Unfortunately for this contention, the Lubell Court was confronted with an action in replevin to recover stolen property rather than a claim for conversion. Although both claims are governed by the same statute of limitations of three years (CPLR 214), "[t]he rule in this State is that a cause of action for replevin against the good-faith purchaser of a stolen chattel accrues when the true owner makes demand for return of the chattel and the person in possession of the chattel refuses to return it" (77 NY2d at 317-318). The Lubell Court characterized this "demand and refusal rule" as the "rule that affords the most protection to the true owners of stolen property" (id. at 318; see also Close-Barzin v Christie's, Inc., 51 AD3d 444 ; Matter of Peters v Sotheby's Inc., 34 AD3d 29, 34 , lv denied 8 NY3d 809  [demand upon, and refusal of, a person in possession of a chattel to return it are essential elements of a cause of action in replevin]).
The Court of Appeals specifically addressed the question of accrual of a claim sounding in conversion in State of New York v Seventh Regiment Fund (98 NY2d 249 ). In Seventh Regiment Fund, the Court reaffirmed the extensive precedent in this state that there is difference in accrual between simple conversion and replevin of stolen property. In reinforcing this difference, the Court stated, "Some affirmative act - asportation by the defendant or another person, denial of access to the rightful owner or assertion to the owner of a claim on the goods, sale or other commercial exploitation of the goods by the defendant -- has always been an element of conversion" (98 NY2d at 260).
The Seventh Regiment Fund Court reversed this Court, remitted the case to Supreme Court, and held that: "Supreme Court must determine upon remittal whether the Fund was a bona fide purchaser. If so, the State's claim will have accrued only after demand and refusal. If not, or if demand would have been futile, the claim will have accrued when the Fund actually interfered with the State's property" (98 NY2d at 261).

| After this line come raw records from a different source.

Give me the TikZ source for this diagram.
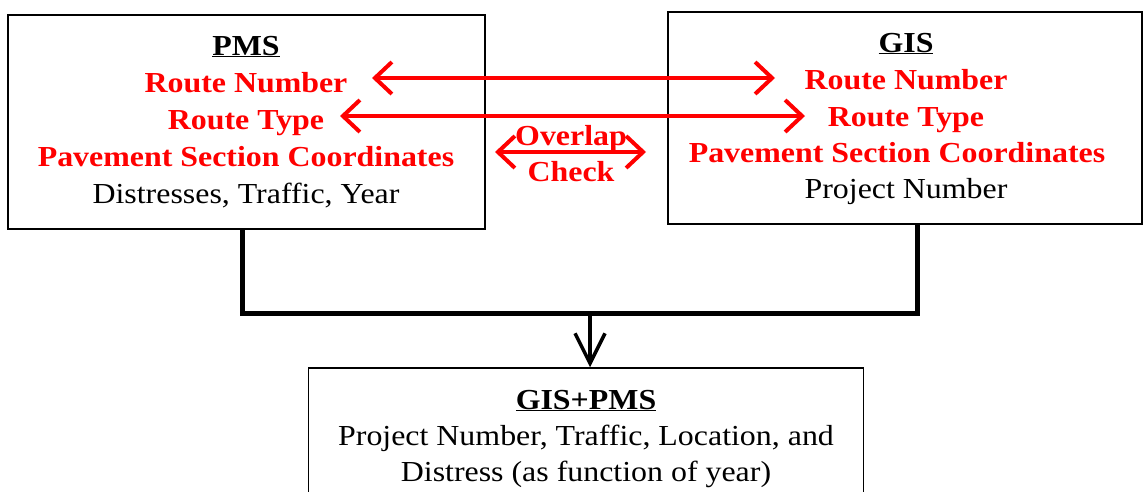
\documentclass[tikz,border=0pt]{standalone}
\usepackage{fontspec}
\setmainfont{Liberation Serif}[FakeStretch=1.1]
\usetikzlibrary{arrows.meta}
\definecolor{pred}{RGB}{255,0,0}
\tikzset{
  box/.style={draw=black, line width=1.5pt, fill=white, inner sep=0pt},
  ttl/.style={anchor=base, inner sep=0pt, font=\fontsize{29}{37}\selectfont\bfseries, text=black},
  key/.style={anchor=base, inner sep=0pt, font=\fontsize{29}{37}\selectfont\bfseries, text=pred},
  plain/.style={anchor=base, inner sep=0pt, font=\fontsize{29}{37}\selectfont, text=black},
  link/.style={draw=pred, line width=4pt, {Straight Barb[length=17pt,width=32pt,line width=4pt]}-{Straight Barb[length=17pt,width=32pt,line width=4pt]}},
  bus/.style={draw=black, line width=5pt, line join=miter},
  down/.style={draw=black, line width=3.5pt, -{Straight Barb[length=30pt,width=30pt,line width=3.5pt]}}
}
\begin{document}
\begin{tikzpicture}[x=1pt,y=-1pt]
\useasboundingbox (0,0) rectangle (1143,491);
\clip (0,0) rectangle (1143,491);
% boxes
\node[box, minimum width=477pt, minimum height=214pt] (pms) at (246.5,122) {};
\node[box, minimum width=474pt, minimum height=212pt] (gis) at (905,118) {};
\node[box, minimum width=555pt, minimum height=160pt] (out) at (586,448) {};
% PMS text
\node[ttl] (pmsT) at (246,55) {\underline{PMS}};
\node[key] (pmsRN) at (246,92) {Route Number};
\node[key] (pmsRT) at (246,129) {Route Type};
\node[key] (pmsPC) at (246,166) {Pavement Section Coordinates};
\node[plain] (pmsD) at (246,203) {Distresses, Traffic, Year};
% GIS text
\node[ttl] (gisT) at (906,52) {\underline{GIS}};
\node[key] (gisRN) at (906,89) {Route Number};
\node[key] (gisRT) at (906,126) {Route Type};
\node[key] (gisPC) at (897,162) {Pavement Section Coordinates};
\node[plain] (gisPN) at (906,198) {Project Number};
% output text
\node[ttl] (outT) at (586,409) {\underline{GIS+PMS}};
\node[plain] (outA) at (586,445) {Project Number, Traffic, Location, and};
\node[plain] (outB) at (586,481) {Distress (as function of year)};
% overlap text
\node[key] (ovA) at (571,145) {Overlap};
\node[key] (ovB) at (571,181) {Check};
% red link end points
\coordinate (rn1) at (372,78);
\coordinate (rn2) at (775,78);
\coordinate (rt1) at (340,116);
\coordinate (rt2) at (805,116);
\coordinate (oc1) at (495,152);
\coordinate (oc2) at (646,152);
\draw[link] (rn1) -- (rn2);
\draw[link] (rt1) -- (rt2);
\draw[link] (oc1) -- (oc2);
% merge connector
\coordinate (j) at (590,313);
\draw[bus] ([xshift=-4.5pt]pms.south) |- (j) -| ([xshift=12pt]gis.south);
\draw[down] (j) -- (j |- out.north);
\end{tikzpicture}
\end{document}
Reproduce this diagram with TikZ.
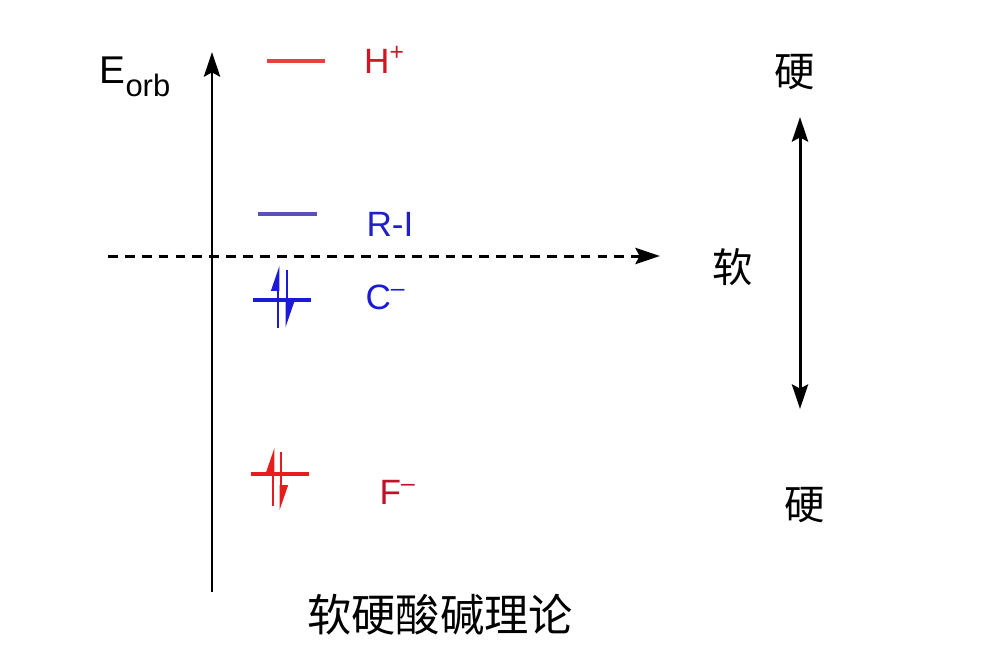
\documentclass[tikz,border=0pt]{standalone}
\usepackage{fontspec}
\setmainfont{Liberation Sans}
\newfontfamily\cjk{Noto Sans CJK SC}
\usetikzlibrary{arrows.meta}

\definecolor{hred}{HTML}{E84040}
\definecolor{hlab}{HTML}{D01525}
\definecolor{rline}{HTML}{5A50B8}
\definecolor{rlab}{HTML}{2020C8}
\definecolor{cblue}{HTML}{1A1AD8}
\definecolor{fred}{HTML}{E81C1C}
\definecolor{flab}{HTML}{C0102A}

\begin{document}
\begin{tikzpicture}[x=0.01cm, y=-0.01cm, line join=round,
		>={Stealth[length=7pt,width=4.6pt,inset=1.2pt]},
		axis/.style={line width=0.85pt, ->},
		level/.style={line width=0.95pt},
		spin/.style={line width=0.85pt, -{Stealth[harpoon,length=6pt,width=3.8pt,inset=0pt]}},
		lab/.style={font=\fontsize{10}{12}\selectfont},
		hz/.style={font=\cjk\fontsize{11.5}{13}\selectfont}]
	\useasboundingbox (0,0) rectangle (1000,645);
	
	% --- Trục năng lượng ---
	\coordinate (eBot) at (212,592);
	\coordinate (eTop) at (212,52);
	\draw[axis] (eBot) -- (eTop);
	\node[lab, font=\fontsize{11}{12}\selectfont] (eorb) at (135,77) {E\raisebox{-0.33em}{\fontsize{8.8}{10}\selectfont orb}};
	
	% --- Đường nét đứt ---
	\coordinate (dL) at (108,256);
	\coordinate (dR) at (660,256);
	\draw[axis, dash pattern=on 2.8pt off 2pt] (dL) -- (dR);
	
	% --- Các mức năng lượng ---
	\draw[level, hred] (267,61) -- (325,61);
	\node[lab, text=hlab] (hplus) at (385,60) {H\textsuperscript{+}};
	
	\draw[level, rline] (258,214) -- (317,214);
	\node[lab, text=rlab] (ri) at (390,224) {R-I};
	
	\draw[level, cblue] (253,300) -- (311,300);
	\draw[spin, cblue] (278,328) -- (278,265);
	\draw[spin, cblue] (287,270) -- (287,328);
	\node[lab, text=cblue] (cminus) at (386,297) {C\textsuperscript{–}};
	
	\draw[level, fred] (251,474) -- (309,474);
	\draw[spin, fred] (273,506) -- (273,447);
	\draw[spin, fred] (281,452) -- (281,511);
	\node[lab, text=flab] (fminus) at (398,492) {F\textsuperscript{–}};
	
	% --- Thang cứng / mềm ---
	\node[hz] (hardTop) at (795,72) {硬};
	\node[hz] (soft) at (733,267) {软};
	\node[hz] (hardBot) at (805,505) {硬};
	\coordinate (sTop) at (800,117);
	\coordinate (sBot) at (800,409);
	\draw[axis, <->] (sTop) -- (sBot);
	
	\node[hz, font=\cjk\fontsize{12.6}{14}\selectfont] (title) at (440,615) {软硬酸碱理论};
\end{tikzpicture}
\end{document}
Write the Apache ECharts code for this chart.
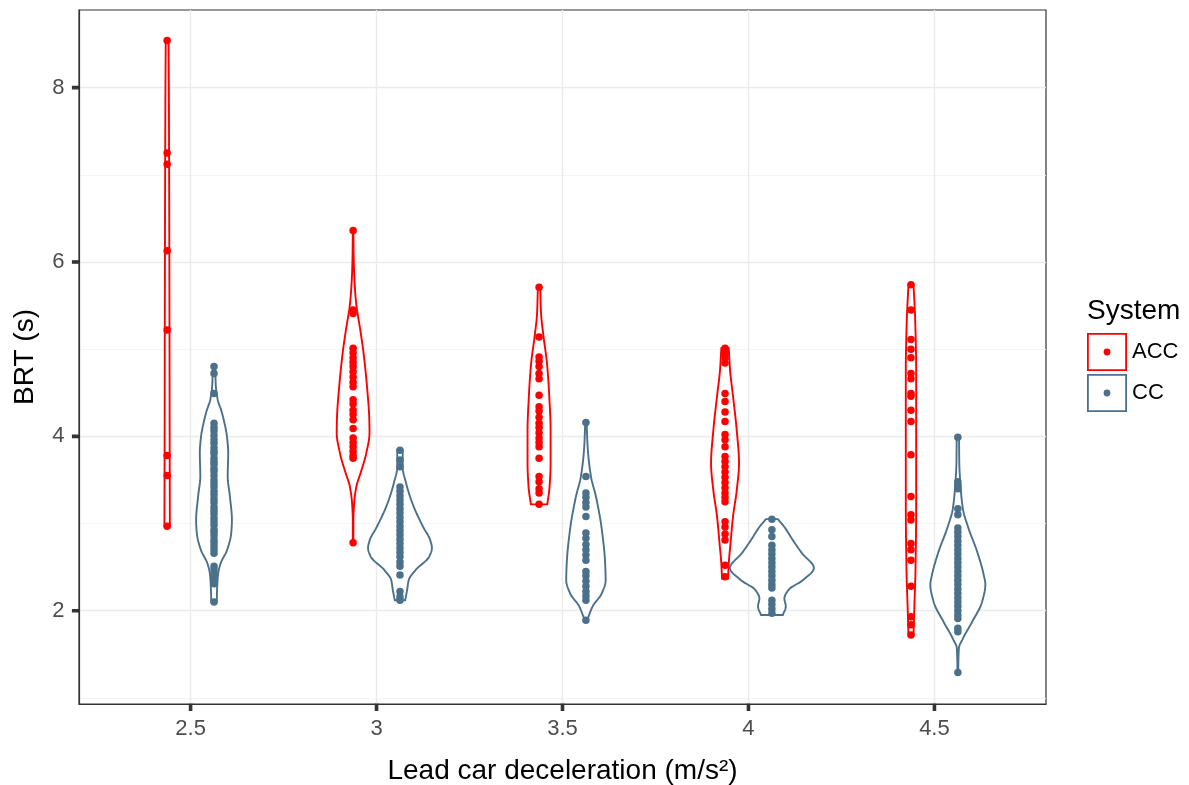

Moreover, as early as 1991 defendant "interfered with" plaintiffs' property when, despite entreaties by plaintiffs and defendant's ex-wife, defendant retained possession of the property. The record is replete with instances of similar interferences over the years. Thus, plaintiffs' claims in conversion are time-barred by more than a decade and must be dismissed.
THIS CONSTITUTES THE DECISION AND ORDER OF THE SUPREME COURT, APPELLATE DIVISION, FIRST DEPARTMENT.